Five weeks after the Hebron bombing, Palestinian terrorists detonate the largest bomb ever used inside Israel, at a mall in Tel Aviv. Seventy-eight Israelis die, the most ever killed by a Palestinian attack. In response, hundreds of enraged, heavily armed settlers go on a rampage in the West Bank village where the terrorists came from, killing eight people, and then forcibly expel all 300 members of the village to Jordan as the IDF stands by and does nothing. Israel's government says it "regrets" the settlers' actions but makes no attempt to repatriate the refugees. The Bush administration expresses its "deep concern" for Israel's "troubling" actions, but vetoes a U.N. resolution condemning Israel for engaging in "transfer," aka ethnic cleansing.
Violent riots break out across the Arab world and in Indonesia. Protests threaten General Musharraf rule in Pakistan, with hard-line clerics openly threatening to use the "Islamic bomb" against America. Egypt and Saudi Arabia, under extreme pressure from their angry populations, demand that the U.S. immediately cease aid to Israel. An oil embargo is discussed.
American backpackers are brutally murdered in England, Tunisia, Bali and Colombia. Their assailants are unknown.
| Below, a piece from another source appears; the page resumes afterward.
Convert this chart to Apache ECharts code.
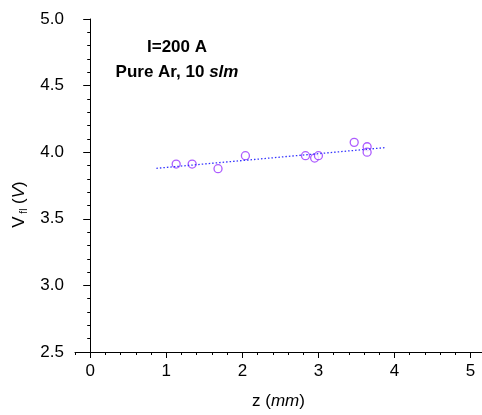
<!DOCTYPE html>
<html><head><meta charset="utf-8">
<script src="https://cdn.jsdelivr.net/npm/echarts@6/dist/echarts.min.js"></script>
<style>html,body{margin:0;padding:0;background:#fff}#c{width:482px;height:415px}</style>
</head><body><div id="c"></div>
<script>
var zValues = [1.13, 1.34, 1.68, 2.04, 2.83, 2.95, 3.00, 3.47, 3.64, 3.64];
var vflValues = [3.911, 3.911, 3.876, 3.974, 3.974, 3.956, 3.974, 4.074, 4.041, 4.000];
var fitZ = [0.87, 3.87];
var fitV = [3.879, 4.034];
var xMajorTicks = [0, 1, 2, 3, 4, 5];
var xMinorTicks = [];
for (var i = -1; i <= 25; i++) xMinorTicks.push(Math.round(i * 20) / 100);
var font = 'Liberation Sans, Arial, sans-serif';

var chart = echarts.init(document.getElementById('c'));
chart.setOption({
  animation: false,
  backgroundColor: '#fff',
  title: {
    text: '{b|I=200 A}\n{b|Pure Ar, 10 }{bi|slm}',
    left: 172, top: 30, textAlign: 'center',
    textStyle: {
      rich: {
        b: {fontFamily: font, fontWeight: 'bold', fontSize: 17, color: '#000', lineHeight: 25},
        bi: {fontFamily: font, fontWeight: 'bold', fontStyle: 'italic', fontSize: 17, color: '#000', lineHeight: 25}
      }
    }
  },
  grid: {left: 75, right: 0, top: 19, bottom: 63, containLabel: false, outerBoundsMode: 'none'},
  xAxis: [{
    type: 'value', min: -0.2, max: 5.15,
    axisLine: {lineStyle: {color: '#000', width: 1}},
    axisTick: {show: true, length: 6, customValues: xMajorTicks, lineStyle: {color: '#000'}},
    axisLabel: {customValues: xMajorTicks, color: '#000', fontFamily: font, fontSize: 17, margin: 11},
    splitLine: {show: false},
    name: '{n|z (}{i|mm}{n|)}', nameLocation: 'middle', nameGap: 41,
    nameTextStyle: {rich: {
      n: {fontFamily: font, fontSize: 17, color: '#000'},
      i: {fontFamily: font, fontSize: 17, fontStyle: 'italic', color: '#000'}
    }}
  }, {
    type: 'value', min: -0.2, max: 5.15, position: 'bottom',
    axisLine: {show: false},
    axisTick: {show: true, length: 3, customValues: xMinorTicks, lineStyle: {color: '#000'}},
    axisLabel: {show: false},
    splitLine: {show: false}
  }],
  yAxis: {
    type: 'value', min: 2.5, max: 5.0, interval: 0.5,
    axisLine: {show: true, lineStyle: {color: '#000', width: 1}},
    axisTick: {show: true, length: 7, lineStyle: {color: '#000'}},
    minorTick: {show: true, splitNumber: 5, length: 3, lineStyle: {color: '#000'}},
    axisLabel: {color: '#000', fontFamily: font, fontSize: 17, margin: 11,
      formatter: function (v) { return v.toFixed(1); }},
    splitLine: {show: false},
    name: '{n|V}{s| fl}{n| (}{i|V}{n|)}', nameLocation: 'middle', nameGap: 34,
    nameTextStyle: {padding: [0, 38, 0, 0], rich: {
      n: {fontFamily: font, fontSize: 17, color: '#000', lineHeight: 20},
      i: {fontFamily: font, fontSize: 17, fontStyle: 'italic', color: '#000', lineHeight: 20},
      s: {fontFamily: font, fontSize: 10, color: '#000', verticalAlign: 'bottom', lineHeight: 20}
    }}
  },
  series: [{
    type: 'line', xAxisIndex: 0,
    data: fitZ.map(function (z, k) { return [z, fitV[k]]; }),
    symbol: 'none', lineStyle: {color: '#3333ff', width: 1.3, type: [1.5, 2]}
  }, {
    type: 'scatter', xAxisIndex: 0,
    data: zValues.map(function (z, k) { return [z, vflValues[k]]; }),
    symbol: 'circle', symbolSize: 8,
    itemStyle: {color: '#fff', borderColor: '#9933ff', borderWidth: 1.3}
  }]
});
</script></body></html>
Two weeks later, an American family of five visiting the Eiffel Tower is gunned down by French Arabs. The U.S. airline industry is on the verge of collapse.
Six weeks later, an Indonesian Muslim living in Chicago, a quiet, industrious father of five enraged by the Palestinian expulsion and by images of Iraqi children killed by U.S. bombs in Baghdad shown again and again on Al-Jazeera TV, drives a rented truck filled with 2,000 pounds of fertilizer into the busiest downtown intersection at lunch hour and detonates it. At least 534 people are killed when a seven-story building collapses on top of an audience attending an outdoor concert.
Bush blames the attack on Iraqi sleeper agents. Declaring "This scourge of terror will not stand," he says the attacks make it clear why the invasion of Iraq was necessary and vows to "track down the evil perpetrators who hate our freedom."